***** Collected data *****

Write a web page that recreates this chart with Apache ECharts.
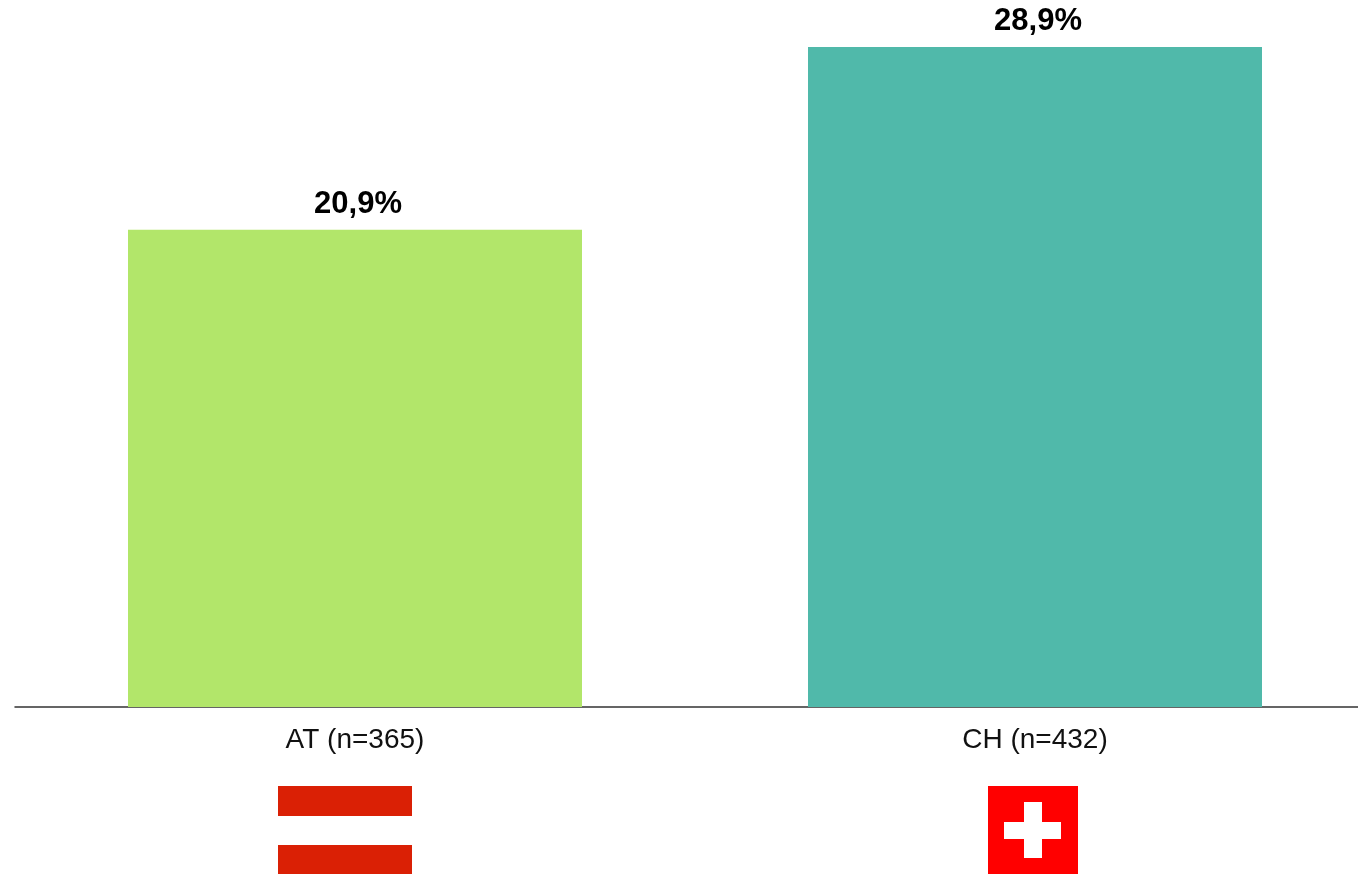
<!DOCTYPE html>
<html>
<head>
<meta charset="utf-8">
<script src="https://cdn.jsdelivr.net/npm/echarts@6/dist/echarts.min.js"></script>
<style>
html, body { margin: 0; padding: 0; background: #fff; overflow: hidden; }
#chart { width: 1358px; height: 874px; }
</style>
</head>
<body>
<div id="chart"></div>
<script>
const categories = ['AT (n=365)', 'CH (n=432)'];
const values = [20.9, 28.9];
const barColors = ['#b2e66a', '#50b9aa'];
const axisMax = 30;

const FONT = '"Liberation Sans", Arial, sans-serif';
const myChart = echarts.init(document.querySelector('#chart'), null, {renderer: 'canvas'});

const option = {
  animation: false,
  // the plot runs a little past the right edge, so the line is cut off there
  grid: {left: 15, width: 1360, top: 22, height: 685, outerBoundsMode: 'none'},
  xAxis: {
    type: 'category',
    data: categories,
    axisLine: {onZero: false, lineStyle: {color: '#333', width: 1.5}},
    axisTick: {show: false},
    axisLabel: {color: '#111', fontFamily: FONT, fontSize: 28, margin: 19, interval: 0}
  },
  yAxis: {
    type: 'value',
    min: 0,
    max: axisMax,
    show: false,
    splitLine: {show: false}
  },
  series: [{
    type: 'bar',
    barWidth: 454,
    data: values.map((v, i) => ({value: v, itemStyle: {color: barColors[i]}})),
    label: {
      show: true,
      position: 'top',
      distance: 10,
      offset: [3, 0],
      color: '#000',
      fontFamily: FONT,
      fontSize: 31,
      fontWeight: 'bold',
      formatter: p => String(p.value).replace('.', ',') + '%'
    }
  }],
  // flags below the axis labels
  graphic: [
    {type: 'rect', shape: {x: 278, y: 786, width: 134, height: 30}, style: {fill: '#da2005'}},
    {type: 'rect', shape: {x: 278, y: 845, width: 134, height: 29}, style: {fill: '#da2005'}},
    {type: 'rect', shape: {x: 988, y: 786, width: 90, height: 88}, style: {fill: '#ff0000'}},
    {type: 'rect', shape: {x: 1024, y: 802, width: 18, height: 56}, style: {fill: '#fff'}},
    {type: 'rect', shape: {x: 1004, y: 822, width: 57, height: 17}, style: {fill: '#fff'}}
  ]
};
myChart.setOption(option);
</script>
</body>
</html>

*****

__Directions for this task__: All the material shown above is to be copied exactly, with no pictures carried over.

__Output__:
Write a web page that recreates this chart with Apache ECharts.
<!DOCTYPE html>
<html>
<head>
<meta charset="utf-8">
<script src="https://cdn.jsdelivr.net/npm/echarts@6/dist/echarts.min.js"></script>
<style>
html, body { margin: 0; padding: 0; background: #fff; overflow: hidden; }
#chart { width: 1358px; height: 874px; }
</style>
</head>
<body>
<div id="chart"></div>
<script>
const categories = ['AT (n=365)', 'CH (n=432)'];
const values = [20.9, 28.9];
const barColors = ['#b2e66a', '#50b9aa'];
const axisMax = 30;

const FONT = '"Liberation Sans", Arial, sans-serif';
const myChart = echarts.init(document.querySelector('#chart'), null, {renderer: 'canvas'});

const option = {
  animation: false,
  // the plot runs a little past the right edge, so the line is cut off there
  grid: {left: 15, width: 1360, top: 22, height: 685, outerBoundsMode: 'none'},
  xAxis: {
    type: 'category',
    data: categories,
    axisLine: {onZero: false, lineStyle: {color: '#333', width: 1.5}},
    axisTick: {show: false},
    axisLabel: {color: '#111', fontFamily: FONT, fontSize: 28, margin: 19, interval: 0}
  },
  yAxis: {
    type: 'value',
    min: 0,
    max: axisMax,
    show: false,
    splitLine: {show: false}
  },
  series: [{
    type: 'bar',
    barWidth: 454,
    data: values.map((v, i) => ({value: v, itemStyle: {color: barColors[i]}})),
    label: {
      show: true,
      position: 'top',
      distance: 10,
      offset: [3, 0],
      color: '#000',
      fontFamily: FONT,
      fontSize: 31,
      fontWeight: 'bold',
      formatter: p => String(p.value).replace('.', ',') + '%'
    }
  }],
  // flags below the axis labels
  graphic: [
    {type: 'rect', shape: {x: 278, y: 786, width: 134, height: 30}, style: {fill: '#da2005'}},
    {type: 'rect', shape: {x: 278, y: 845, width: 134, height: 29}, style: {fill: '#da2005'}},
    {type: 'rect', shape: {x: 988, y: 786, width: 90, height: 88}, style: {fill: '#ff0000'}},
    {type: 'rect', shape: {x: 1024, y: 802, width: 18, height: 56}, style: {fill: '#fff'}},
    {type: 'rect', shape: {x: 1004, y: 822, width: 57, height: 17}, style: {fill: '#fff'}}
  ]
};
myChart.setOption(option);
</script>
</body>
</html>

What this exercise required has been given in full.